With support from a Wikimedia Foundation grant we are currently developing Web2Cit, a tool to collaboratively fix cases like this, requiring much less technical skills than those required to write a Zotero translator.

That's BRILLIANT!

There's an issue though, I tried to edit https://web2cit.toolforge.org/translate?url=https://www.independent.ie/life/food-drink/table-talk/a-day-in-the-life-of-chef-clodagh-mckenna-31196664.html and landed on https://meta.wikimedia.org/?action=submit resulting in a 405 "method not allowed" error. I had to enter web developer mode to add the missing /w/index.php. This is very impractical. At that point I was able to create https://meta.wikimedia.org/wiki/Web2Cit/data/ie/independent/www/templates.json. I don't see a difference in the output though, maybe changes are not instant due to vetting or cache or something?
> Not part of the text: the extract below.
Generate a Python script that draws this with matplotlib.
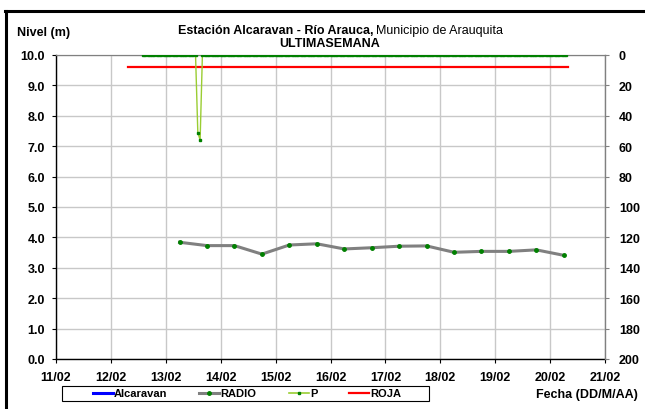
import numpy as np
import pandas as pd
import matplotlib
matplotlib.use('Agg')
import matplotlib.pyplot as plt
import matplotlib.dates as mdates
from matplotlib.lines import Line2D
from matplotlib.patches import Rectangle

plt.rcParams['font.family'] = ['Liberation Sans', 'DejaVu Sans']

# RADIO readings, nivel (m), every 12 h
radio_times = ['2013-02-13 06:00', '2013-02-13 18:00', '2013-02-14 06:00', '2013-02-14 18:00',
               '2013-02-15 06:00', '2013-02-15 18:00', '2013-02-16 06:00', '2013-02-16 18:00',
               '2013-02-17 06:00', '2013-02-17 18:00', '2013-02-18 06:00', '2013-02-18 18:00',
               '2013-02-19 06:00', '2013-02-19 18:00', '2013-02-20 06:00']
radio_values = [3.84, 3.73, 3.73, 3.45, 3.75, 3.79, 3.62, 3.66,
                3.71, 3.72, 3.51, 3.54, 3.54, 3.59, 3.41]

# P (precipitacion), hourly, right axis
p_start = '2013-02-12 14:00'
p_values = [0.0] * 24 + [51.0, 56.0] + [0.0] * 160

# ROJA alert level
roja_times = ['2013-02-12 07:30', '2013-02-20 08:00']
roja_values = [9.6, 9.6]

x_range = ['2013-02-11', '2013-02-21']

radio_t = pd.to_datetime(radio_times)
p_t = pd.date_range(p_start, periods=len(p_values), freq='h')
roja_t = pd.to_datetime(roja_times)

fig = plt.figure(figsize=(6.45, 4.10), dpi=100)
W, H = 645.0, 410.0
ax = fig.add_axes([56 / W, 50 / H, 549 / W, 304 / H])
ax2 = ax.twinx()

ax.plot(roja_t, roja_values, color='#ff0000', lw=1.6, zorder=3)
ax.plot(radio_t, radio_values, color='#808080', lw=2.2, marker='o', ms=2.5,
        mfc='#008000', mec='#008000', zorder=4)
ax2.plot(p_t, p_values, color='#9acd32', lw=1.0, marker='s', ms=1.8,
         mfc='#008000', mec='#008000', zorder=4)

ax.set_xlim(pd.to_datetime(x_range[0]), pd.to_datetime(x_range[1]))
ax.xaxis.set_major_locator(mdates.DayLocator())
ax.xaxis.set_major_formatter(mdates.DateFormatter('%d/%m'))
ax.set_ylim(0, 10)
ax.set_yticks(np.arange(0, 10.01, 1.0))
ax.yaxis.set_major_formatter(matplotlib.ticker.FormatStrFormatter('%.1f'))
ax2.set_ylim(200, 0)
ax2.set_yticks(np.arange(0, 201, 20))

ax.set_axisbelow(True)
ax.grid(True, color='#c8c8c8', lw=1.0)

for s in ['left', 'bottom']:
    ax.spines[s].set_color('black')
    ax.spines[s].set_linewidth(1.0)
ax.spines['right'].set_visible(False)
ax.spines['top'].set_color('#808080')
ax2.spines['left'].set_visible(False)
ax2.spines['bottom'].set_visible(False)
ax2.spines['top'].set_color('#808080')
ax2.spines['right'].set_color('#808080')
ax2.spines['right'].set_linewidth(1.0)

ax.tick_params(axis='both', direction='out', length=3, width=0.8, labelsize=9, pad=5)
ax.tick_params(axis='x', pad=6)
ax2.tick_params(axis='y', direction='out', length=3, width=0.8, labelsize=9, pad=7,
                color='#808080')
for lab in ax.get_xticklabels() + ax.get_yticklabels() + ax2.get_yticklabels():
    lab.set_fontweight('bold')

# titles
fig.text(17 / W, 1 - 33 / H, 'Nivel (m)', fontsize=9, fontweight='bold', va='center')
fig.text(373 / W, 1 - 31 / H, 'Estación Alcaravan - Río Arauca,', fontsize=9,
         fontweight='bold', ha='right', va='center')
fig.text(376 / W, 1 - 31 / H, 'Municipio de Arauquita', fontsize=9,
         ha='left', va='center')
fig.text(330 / W, 1 - 44 / H, 'ULTIMASEMANA', fontsize=9, fontweight='bold',
         ha='center', va='center')
fig.text(638 / W, 1 - 395 / H, 'Fecha (DD/M/AA)', fontsize=9, fontweight='bold',
         ha='right', va='center')

# legend
handles = [
    Line2D([], [], color='#0000ff', lw=2.2),
    Line2D([], [], color='#808080', lw=2.2, marker='o', ms=2.5, mfc='#008000', mec='#008000'),
    Line2D([], [], color='#9acd32', lw=1.2, marker='s', ms=1.8, mfc='#008000', mec='#008000'),
    Line2D([], [], color='#ff0000', lw=1.6),
]
labels = ['Alcaravan', 'RADIO', 'P', 'ROJA']
ax.legend(handles, labels, loc='center', bbox_to_anchor=(247 / W, 1 - 394.5 / H),
          bbox_transform=fig.transFigure, ncol=4, frameon=False,
          prop={'weight': 'bold', 'size': 8}, handlelength=1.8,
          handletextpad=0.1, columnspacing=2.9)
fig.add_artist(Rectangle((62 / W, 1 - 402 / H), (429 - 62) / W, 15 / H,
                         transform=fig.transFigure, fill=False, edgecolor='black', lw=0.8))

# outer frame (top and left)
fig.add_artist(Line2D([5.5 / W, 5.5 / W], [0, 1 - 11.5 / H], transform=fig.transFigure,
                      color='black', lw=2.2))
fig.add_artist(Line2D([4.5 / W, 1], [1 - 11.5 / H, 1 - 11.5 / H], transform=fig.transFigure,
                      color='black', lw=2.2))

fig.savefig('out.png', dpi=100)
Now I try to edit https://meta.wikimedia.org/wiki/User:Alexis_Jazz_T46787/Web2Cit/data/ie/independent/www/templates.json from the web2cit interface (after switching into sandbox mode) and it says:

Starting with an empty form
TypeError: page.revisions is undefined

And when I try to edit (after, once again, adding /w/index.php) I find out you shouldn't have percent-encoded my username as I am presented a "bad title" error.

I'm sure these issues will be worked out though. They're not unlike the kind of issues I have at the start of a big project. As such, I added web2cit support to Bawl.

Thank you, @AlexisJazz! I've opened a separate task to discuss this, so we don't continue detouring from the topic of this task (i.e., fixing Citoid response for Condé Nast publications). I know it was me who started it, sorry: T309310

Just a heads-up, the issue has been fixed up-stream at the Zotero translator (https://github.com/zotero/translators/pull/3287), so it should be fixed for Citoid as well once it and the Zotero translation server are updated with the latest translators.

@Yeeno - That's great news! I run a bot to fix articles with this error regularly (including 26 errors today), so it will be wonderful to see this go away.